Once, the wedding ceremony had taken place, the figures were removed and replaced by the bride and groom themselves.

Dewi Sri is shown with bare shoulders, a waist cloth (kemben), and a stylised lotus-like coiffure. Sadono is shown cross-legged, has bare shoulders, a batik kain (sarong) and a tall fez-like Javanese peci hat. His hair is beautifully delineated and is pulled behind his head in a pony tail. Both figures are embellished with jewellery.

Both figures have been carved with slightly elongated arms, reminiscent of the wayang puppets used on Java.

Examples of loro blonyo are illustrated in Tanudirjo (2017, p. 112), Richter (1993, p. 56),  and Fischer (1994, p. 15).

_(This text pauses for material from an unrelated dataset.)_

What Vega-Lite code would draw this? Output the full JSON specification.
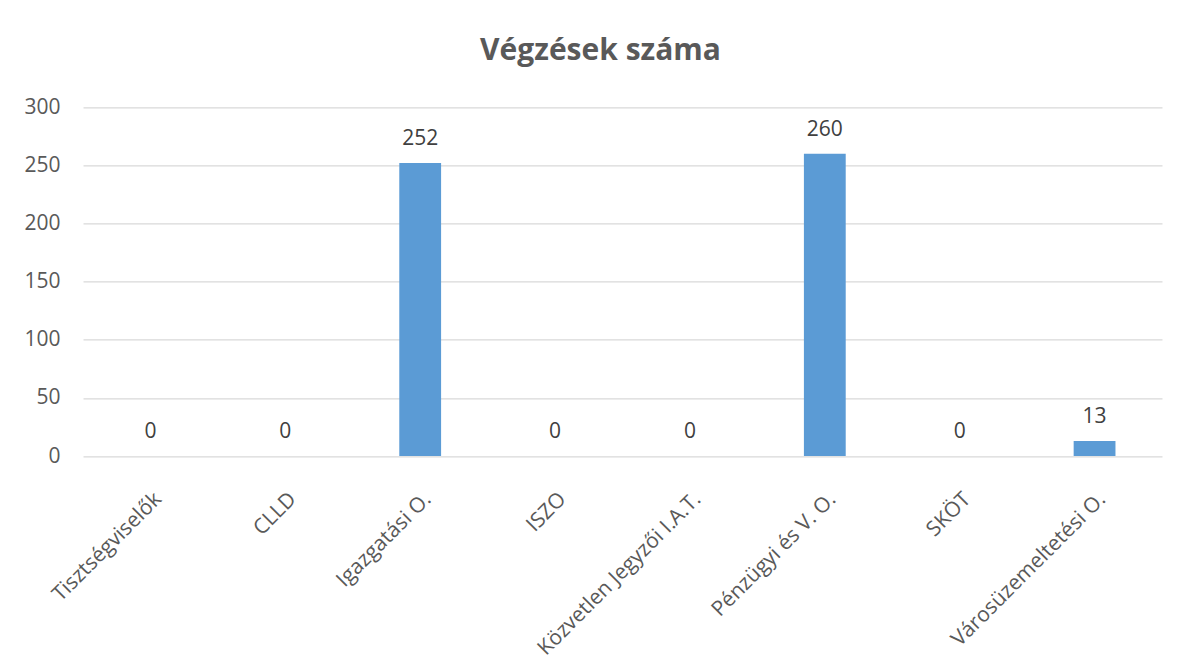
{
  "$schema": "https://vega.github.io/schema/vega-lite/v6.json",
  "autosize": {"type": "none"},
  "width": 1079,
  "height": 348.7,
  "padding": {"left": 83, "top": 107.3, "right": 22, "bottom": 205},
  "background": "white",
  "title": {
    "text": "Végzések száma",
    "font": "Open Sans",
    "fontSize": 30,
    "fontWeight": "bold",
    "color": "#595959",
    "anchor": "middle",
    "baseline": "alphabetic",
    "offset": 6.6,
    "dx": -22
  },
  "data": {
    "values": [
      {"cat": "Tisztségviselők", "v": 0},
      {"cat": "CLLD", "v": 0},
      {"cat": "Igazgatási O.", "v": 252},
      {"cat": "ISZO", "v": 0},
      {"cat": "Közvetlen Jegyzői I.A.T.", "v": 0},
      {"cat": "Pénzügyi és V. O.", "v": 260},
      {"cat": "SKÖT", "v": 0},
      {"cat": "Városüzemeltetési O.", "v": 13}
    ]
  },
  "encoding": {
    "x": {
      "field": "cat",
      "type": "nominal",
      "sort": null,
      "title": null,
      "scale": {"paddingInner": 0.69, "paddingOuter": 0.345},
      "axis": {
        "labelAngle": -45,
        "labelFont": "Open Sans",
        "labelFontSize": 21,
        "labelColor": "#595959",
        "labelPadding": 32,
        "ticks": false,
        "domain": false,
        "grid": false,
        "labelLimit": 400
      }
    },
    "y": {
      "field": "v",
      "type": "quantitative",
      "title": null,
      "scale": {"domain": [0, 300], "nice": false},
      "axis": {
        "values": [0, 50, 100, 150, 200, 250, 300],
        "labelFont": "Open Sans",
        "labelFontSize": 21,
        "labelColor": "#595959",
        "labelPadding": 23,
        "ticks": false,
        "domain": false,
        "gridColor": "#D9D9D9",
        "gridWidth": 1.3
      }
    }
  },
  "layer": [
    {"mark": {"type": "bar", "color": "#5B9BD5"}},
    {
      "mark": {
        "type": "text",
        "font": "Open Sans",
        "fontSize": 21,
        "color": "#404040",
        "baseline": "alphabetic",
        "dy": -17.7
      },
      "encoding": {"text": {"field": "v", "type": "quantitative"}}
    }
  ],
  "config": {"view": {"stroke": null}}
}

Both figures are in a fine and stable condition. There are minor losses to the polychrome, the jewellery and some minor shrinkage-related cracking as might be expected. They are highly sculptural and decorative.

References

Carpenter, B., Javanese Antique Furniture and Folk Art: The David B. Smith and James Tirtoprodjo Collections, EDM, 2009.

Fischer, J., The Folk Art of Java, Oxford University Press, 1994.

Richter, A., Arts and Crafts of Indonesia, Thames & Hudson, 1993.

Tanudirjo, D.A., et al, Ancestors and Rituals, Snoeck, 2017.